### SET TASK
Copy out each line featuring the string "that" from the entries beneath.

### RECORDS FOR THIS EXERCISE
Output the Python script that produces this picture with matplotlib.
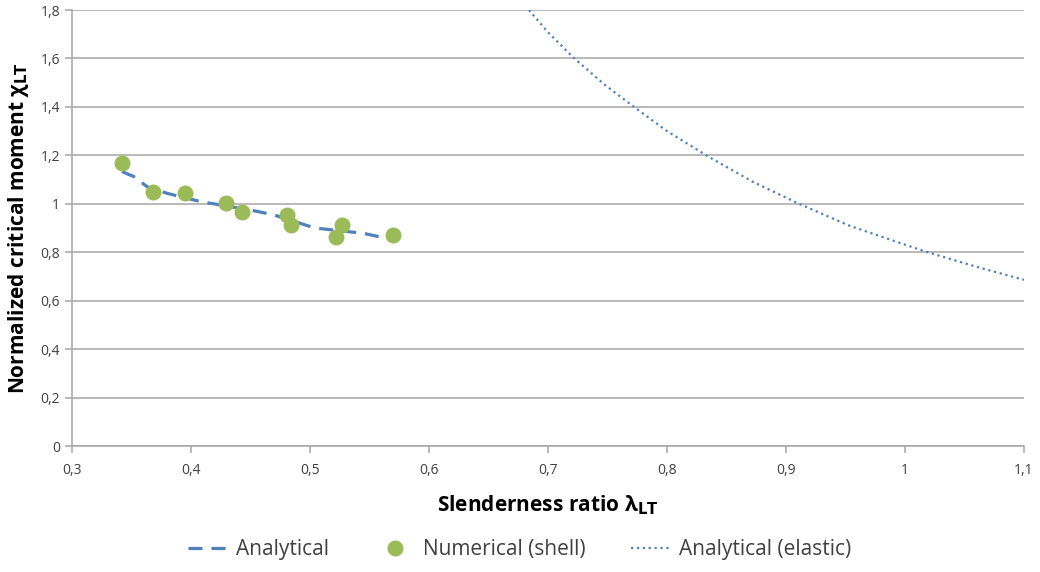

---

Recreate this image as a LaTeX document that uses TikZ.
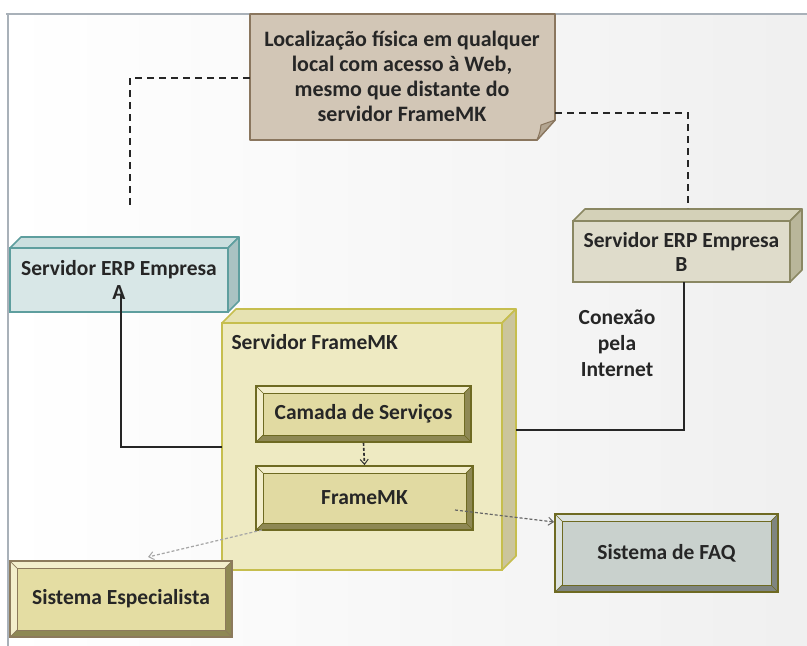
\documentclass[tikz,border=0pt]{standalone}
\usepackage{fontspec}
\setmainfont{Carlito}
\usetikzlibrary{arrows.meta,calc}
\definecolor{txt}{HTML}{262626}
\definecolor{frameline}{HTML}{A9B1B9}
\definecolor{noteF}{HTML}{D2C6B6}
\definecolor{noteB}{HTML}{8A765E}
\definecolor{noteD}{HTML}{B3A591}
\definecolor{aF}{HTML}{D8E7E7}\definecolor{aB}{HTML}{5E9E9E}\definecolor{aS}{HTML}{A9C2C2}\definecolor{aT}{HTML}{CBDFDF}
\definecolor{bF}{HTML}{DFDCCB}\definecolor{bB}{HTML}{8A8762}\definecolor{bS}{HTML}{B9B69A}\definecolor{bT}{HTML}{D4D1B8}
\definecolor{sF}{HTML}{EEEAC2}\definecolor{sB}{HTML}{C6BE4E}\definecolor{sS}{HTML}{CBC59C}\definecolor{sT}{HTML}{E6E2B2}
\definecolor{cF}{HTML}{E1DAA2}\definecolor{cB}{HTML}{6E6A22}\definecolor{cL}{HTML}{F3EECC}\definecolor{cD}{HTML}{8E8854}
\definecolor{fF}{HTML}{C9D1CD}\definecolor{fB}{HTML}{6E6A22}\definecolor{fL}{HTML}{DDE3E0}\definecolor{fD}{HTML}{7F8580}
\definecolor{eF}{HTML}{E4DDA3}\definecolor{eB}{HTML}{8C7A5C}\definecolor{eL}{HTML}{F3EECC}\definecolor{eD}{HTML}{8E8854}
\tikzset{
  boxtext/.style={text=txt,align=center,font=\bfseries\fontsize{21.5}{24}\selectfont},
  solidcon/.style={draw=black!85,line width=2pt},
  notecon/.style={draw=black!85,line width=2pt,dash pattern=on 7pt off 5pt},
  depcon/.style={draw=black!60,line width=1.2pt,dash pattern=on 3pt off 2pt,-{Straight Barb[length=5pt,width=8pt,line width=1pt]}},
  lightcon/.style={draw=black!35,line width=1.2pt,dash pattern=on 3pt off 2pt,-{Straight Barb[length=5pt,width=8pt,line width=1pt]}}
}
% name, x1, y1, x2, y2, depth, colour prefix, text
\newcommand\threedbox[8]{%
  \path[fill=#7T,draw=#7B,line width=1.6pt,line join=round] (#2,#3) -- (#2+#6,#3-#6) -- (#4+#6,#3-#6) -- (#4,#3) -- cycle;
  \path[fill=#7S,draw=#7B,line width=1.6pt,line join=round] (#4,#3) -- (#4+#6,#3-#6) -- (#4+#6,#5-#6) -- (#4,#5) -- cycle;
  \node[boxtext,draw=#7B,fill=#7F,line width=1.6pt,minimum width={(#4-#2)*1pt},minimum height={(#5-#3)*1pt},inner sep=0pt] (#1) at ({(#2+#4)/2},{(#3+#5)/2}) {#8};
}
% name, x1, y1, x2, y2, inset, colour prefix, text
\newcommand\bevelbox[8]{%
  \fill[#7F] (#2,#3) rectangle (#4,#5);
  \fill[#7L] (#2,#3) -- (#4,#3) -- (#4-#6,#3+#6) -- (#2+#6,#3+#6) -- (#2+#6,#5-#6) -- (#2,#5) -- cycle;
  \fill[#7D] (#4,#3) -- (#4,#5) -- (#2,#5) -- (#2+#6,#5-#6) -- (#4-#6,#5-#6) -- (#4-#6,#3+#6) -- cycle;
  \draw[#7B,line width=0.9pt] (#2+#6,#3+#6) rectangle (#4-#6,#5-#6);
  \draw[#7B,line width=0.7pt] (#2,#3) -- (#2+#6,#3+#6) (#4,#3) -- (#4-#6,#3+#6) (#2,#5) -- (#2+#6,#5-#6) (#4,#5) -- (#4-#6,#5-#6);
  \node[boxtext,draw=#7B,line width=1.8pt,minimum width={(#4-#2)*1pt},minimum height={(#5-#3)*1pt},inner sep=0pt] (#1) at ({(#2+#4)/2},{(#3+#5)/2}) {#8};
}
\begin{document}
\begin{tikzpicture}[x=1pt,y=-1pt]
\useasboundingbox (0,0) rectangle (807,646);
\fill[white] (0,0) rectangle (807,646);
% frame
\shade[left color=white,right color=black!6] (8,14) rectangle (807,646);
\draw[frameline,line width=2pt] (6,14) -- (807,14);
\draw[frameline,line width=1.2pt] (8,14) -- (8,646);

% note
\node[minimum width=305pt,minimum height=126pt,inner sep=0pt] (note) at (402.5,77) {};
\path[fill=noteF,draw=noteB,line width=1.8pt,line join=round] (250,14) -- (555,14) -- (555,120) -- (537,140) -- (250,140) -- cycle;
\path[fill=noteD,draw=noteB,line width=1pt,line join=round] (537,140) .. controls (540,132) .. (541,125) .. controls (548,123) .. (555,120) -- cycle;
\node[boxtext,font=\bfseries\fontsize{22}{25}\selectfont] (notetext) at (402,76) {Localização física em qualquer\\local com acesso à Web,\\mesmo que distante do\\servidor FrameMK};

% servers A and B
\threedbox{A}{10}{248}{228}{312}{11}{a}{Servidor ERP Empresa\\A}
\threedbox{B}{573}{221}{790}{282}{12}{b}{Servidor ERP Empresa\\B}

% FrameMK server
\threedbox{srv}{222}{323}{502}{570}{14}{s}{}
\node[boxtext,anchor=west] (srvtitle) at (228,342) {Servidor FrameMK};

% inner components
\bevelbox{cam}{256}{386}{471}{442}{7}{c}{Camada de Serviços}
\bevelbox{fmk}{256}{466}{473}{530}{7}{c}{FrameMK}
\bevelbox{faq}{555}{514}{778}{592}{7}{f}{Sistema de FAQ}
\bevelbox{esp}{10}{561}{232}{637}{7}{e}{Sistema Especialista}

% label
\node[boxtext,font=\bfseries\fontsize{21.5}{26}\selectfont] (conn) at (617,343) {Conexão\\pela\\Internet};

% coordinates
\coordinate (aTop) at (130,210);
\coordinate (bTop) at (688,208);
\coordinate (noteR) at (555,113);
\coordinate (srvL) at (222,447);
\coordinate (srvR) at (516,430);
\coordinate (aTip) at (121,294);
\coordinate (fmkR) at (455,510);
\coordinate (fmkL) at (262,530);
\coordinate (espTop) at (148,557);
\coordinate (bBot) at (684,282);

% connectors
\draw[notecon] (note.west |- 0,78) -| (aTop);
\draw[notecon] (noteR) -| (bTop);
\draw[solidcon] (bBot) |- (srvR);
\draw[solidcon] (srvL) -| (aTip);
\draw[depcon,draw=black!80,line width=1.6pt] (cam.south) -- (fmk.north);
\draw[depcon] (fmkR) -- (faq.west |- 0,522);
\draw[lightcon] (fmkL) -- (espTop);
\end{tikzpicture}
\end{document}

### OUTPUT BELOW
Output the Python script that produces this picture with matplotlib.
Recreate this image as a LaTeX document that uses TikZ.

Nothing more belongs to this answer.